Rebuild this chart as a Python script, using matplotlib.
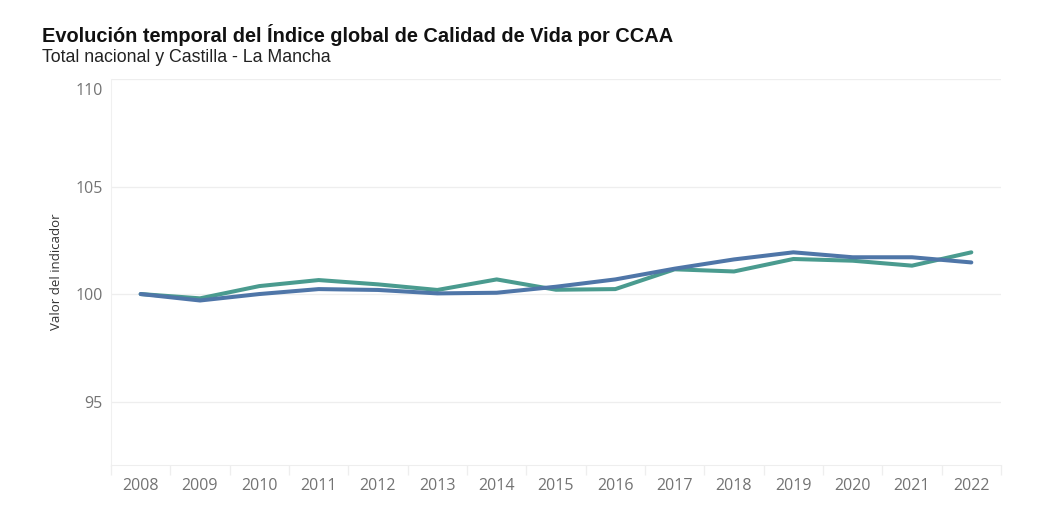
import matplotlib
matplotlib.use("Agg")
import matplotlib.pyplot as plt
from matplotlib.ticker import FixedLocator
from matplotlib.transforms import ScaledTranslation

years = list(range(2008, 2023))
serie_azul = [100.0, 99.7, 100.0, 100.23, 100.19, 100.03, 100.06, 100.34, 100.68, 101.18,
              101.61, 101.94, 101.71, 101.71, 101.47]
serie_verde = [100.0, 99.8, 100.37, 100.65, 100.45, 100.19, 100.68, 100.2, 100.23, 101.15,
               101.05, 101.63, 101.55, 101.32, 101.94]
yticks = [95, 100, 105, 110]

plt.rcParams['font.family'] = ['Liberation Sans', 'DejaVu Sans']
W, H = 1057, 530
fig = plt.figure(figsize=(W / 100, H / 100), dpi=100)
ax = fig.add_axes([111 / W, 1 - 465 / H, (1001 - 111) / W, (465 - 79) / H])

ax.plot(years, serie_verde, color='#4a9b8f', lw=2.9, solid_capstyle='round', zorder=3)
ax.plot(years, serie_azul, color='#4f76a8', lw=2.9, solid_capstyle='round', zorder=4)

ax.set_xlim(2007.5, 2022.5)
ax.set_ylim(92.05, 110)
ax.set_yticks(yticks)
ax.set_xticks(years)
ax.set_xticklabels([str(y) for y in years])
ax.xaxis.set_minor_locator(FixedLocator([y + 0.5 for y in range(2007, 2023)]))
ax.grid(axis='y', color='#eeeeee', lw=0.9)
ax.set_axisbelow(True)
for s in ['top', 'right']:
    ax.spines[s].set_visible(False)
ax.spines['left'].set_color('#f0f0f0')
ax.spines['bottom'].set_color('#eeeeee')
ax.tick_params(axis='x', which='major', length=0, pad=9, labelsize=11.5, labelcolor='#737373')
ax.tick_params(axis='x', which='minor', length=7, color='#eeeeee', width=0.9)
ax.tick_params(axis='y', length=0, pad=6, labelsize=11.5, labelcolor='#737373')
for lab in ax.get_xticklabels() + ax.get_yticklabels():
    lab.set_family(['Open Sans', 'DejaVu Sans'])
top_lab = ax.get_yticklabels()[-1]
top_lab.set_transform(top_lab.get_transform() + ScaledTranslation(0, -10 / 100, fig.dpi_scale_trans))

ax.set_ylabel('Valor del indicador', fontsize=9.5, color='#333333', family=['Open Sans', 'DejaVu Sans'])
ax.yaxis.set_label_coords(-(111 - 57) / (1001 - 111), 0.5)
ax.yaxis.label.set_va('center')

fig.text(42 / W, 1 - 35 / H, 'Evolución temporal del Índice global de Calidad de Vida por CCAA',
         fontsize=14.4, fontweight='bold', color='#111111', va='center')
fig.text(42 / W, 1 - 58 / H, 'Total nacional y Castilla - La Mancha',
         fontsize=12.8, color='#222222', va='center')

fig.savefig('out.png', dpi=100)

+ + + + + + +

AIM OF THE EXERCISE:
Exclude every picture and copy the remaining data exactly.

ANSWER FOR THE TASK:
Rebuild this chart as a Python script, using matplotlib.
import matplotlib
matplotlib.use("Agg")
import matplotlib.pyplot as plt
from matplotlib.ticker import FixedLocator
from matplotlib.transforms import ScaledTranslation

years = list(range(2008, 2023))
serie_azul = [100.0, 99.7, 100.0, 100.23, 100.19, 100.03, 100.06, 100.34, 100.68, 101.18,
              101.61, 101.94, 101.71, 101.71, 101.47]
serie_verde = [100.0, 99.8, 100.37, 100.65, 100.45, 100.19, 100.68, 100.2, 100.23, 101.15,
               101.05, 101.63, 101.55, 101.32, 101.94]
yticks = [95, 100, 105, 110]

plt.rcParams['font.family'] = ['Liberation Sans', 'DejaVu Sans']
W, H = 1057, 530
fig = plt.figure(figsize=(W / 100, H / 100), dpi=100)
ax = fig.add_axes([111 / W, 1 - 465 / H, (1001 - 111) / W, (465 - 79) / H])

ax.plot(years, serie_verde, color='#4a9b8f', lw=2.9, solid_capstyle='round', zorder=3)
ax.plot(years, serie_azul, color='#4f76a8', lw=2.9, solid_capstyle='round', zorder=4)

ax.set_xlim(2007.5, 2022.5)
ax.set_ylim(92.05, 110)
ax.set_yticks(yticks)
ax.set_xticks(years)
ax.set_xticklabels([str(y) for y in years])
ax.xaxis.set_minor_locator(FixedLocator([y + 0.5 for y in range(2007, 2023)]))
ax.grid(axis='y', color='#eeeeee', lw=0.9)
ax.set_axisbelow(True)
for s in ['top', 'right']:
    ax.spines[s].set_visible(False)
ax.spines['left'].set_color('#f0f0f0')
ax.spines['bottom'].set_color('#eeeeee')
ax.tick_params(axis='x', which='major', length=0, pad=9, labelsize=11.5, labelcolor='#737373')
ax.tick_params(axis='x', which='minor', length=7, color='#eeeeee', width=0.9)
ax.tick_params(axis='y', length=0, pad=6, labelsize=11.5, labelcolor='#737373')
for lab in ax.get_xticklabels() + ax.get_yticklabels():
    lab.set_family(['Open Sans', 'DejaVu Sans'])
top_lab = ax.get_yticklabels()[-1]
top_lab.set_transform(top_lab.get_transform() + ScaledTranslation(0, -10 / 100, fig.dpi_scale_trans))

ax.set_ylabel('Valor del indicador', fontsize=9.5, color='#333333', family=['Open Sans', 'DejaVu Sans'])
ax.yaxis.set_label_coords(-(111 - 57) / (1001 - 111), 0.5)
ax.yaxis.label.set_va('center')

fig.text(42 / W, 1 - 35 / H, 'Evolución temporal del Índice global de Calidad de Vida por CCAA',
         fontsize=14.4, fontweight='bold', color='#111111', va='center')
fig.text(42 / W, 1 - 58 / H, 'Total nacional y Castilla - La Mancha',
         fontsize=12.8, color='#222222', va='center')

fig.savefig('out.png', dpi=100)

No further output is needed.